Lari Pittman, Diorama 1, 2021, Cel-Vinyl and lacquer spray paint on canvas, 80 × 96".

Lari Pittman, Diorama 1, 2021, Cel-Vinyl and lacquer spray paint on canvas, 80 × 96".

Lari Pittman

Lari Pittman, who has unabashedly embraced the decorative ever since his exposure to the Feminist Art Program at CalArts in the 1970s, can pull off the most conceptually complex paintings of subject matter conventionally deemed frivolous, including fine jewelry. In his first Paris solo show, individual pieces from two parures—sets of matching jewelry that were popular in early-nineteenth-century Europe—appeared as quasi-Pop still lifes across a group of five large-scale, delicately made paintings, each titled Diorama and numbered 1 through 5 (all works 2021). Lured in by the gemstones that stood out from elaborately patterned brownish backgrounds—loosely based on ornate historical textiles, such as those of the British Arts and Crafts movement—viewers might have found themselves repulsed by the creepy-crawly creatures roaming among the bijouterie—two ravens towering atop a tiara, rodents climbing a ring, a caterpillar inching up a chandelier earring, a bunch of moths and other insects lurking around some necklaces—and by the thoughts of death, decay, and transience they could unleash.

Such intimations of mortality also pervaded a group of smaller-scale, darkly colored paintings of decorated gourds, Dioramas 6–14, which Pittman partly made in Mexico and which were apparently inspired by local folk-art traditions. Here the gourds—a recurring motif in his work—exude an aura of mystery. Bathed in twilight, they are surrounded by wood carvings of crocodiles, fish, and ritual masks, whose eyes stare forebodingly at the viewer. Like the jewelry paintings, these seemed to be contemporary adaptations of memento mori and vanitas still lifes. Of course, dioramas often deal with death or absence by bringing historically or geographically remote scenes into the present. And in the lower quarter of each painting, Pittman applied a white or light-gray grid that recalled a viewing rail, placing the viewer at a distance from the imagery. Rather than serving as religious reminders of the brevity of life and the futility of its riches, Pittman’s Dioramas amount to an investigation into the cause of decoration’s disappearance in the modern period.

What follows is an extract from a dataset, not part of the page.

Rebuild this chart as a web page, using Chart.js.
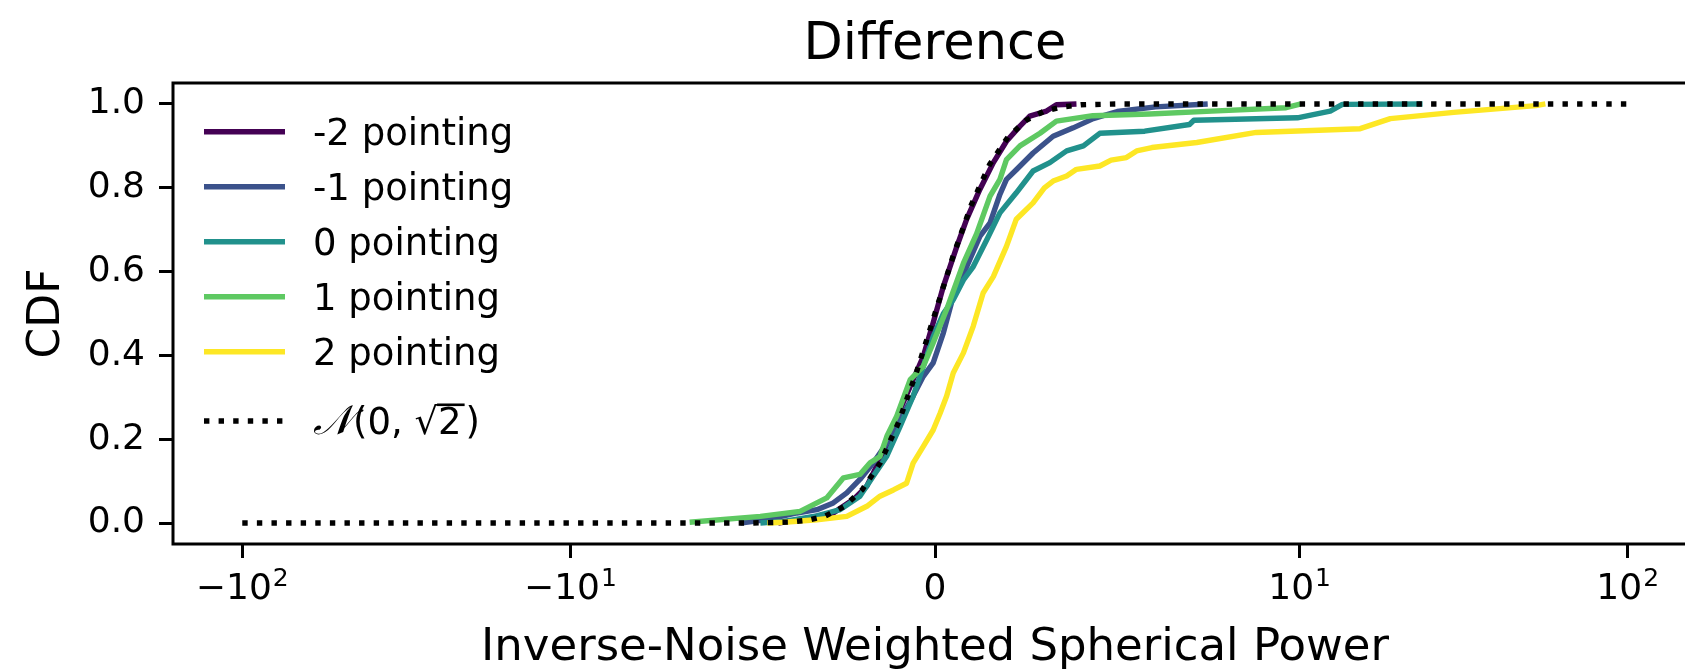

On closer inspection of the elaborate details of Dioramas 1–5, one could tell that pieces of jewelry are unobtrusively marked with dates: 1776, 1789, 1863, 1871, 1944, respectively. But the plot kept thickening, as Pittman had taken artistic freedom with these dates, which are unmistakably yet perplexingly those of important liberatory events from US and French history. Casting additional doubt on the realism promised by the diorama as a genre was the presence in each of these paintings of a pristine white egg, poetically hovering between the viewing rails and adding a more hopeful note. Playing with clues and fiction, double coding, and conflicting interpretations, Pittman’s dizzying dioramic paintings destabilized the viewer’s relation to truth. Neither still lifes nor history paintings, pace the gallery press release, and eschewing both didactic moralism and descriptive objectivity, the works interlace past moments of liberation with more recent ones, the history of France and that of the US, the major and the minor, the male and the female. Opening after the long French lockdowns, Pittman’s “Dioramas” was a reminder that reopening did not mean simply coming back to life, but that life and death coexisted to begin with.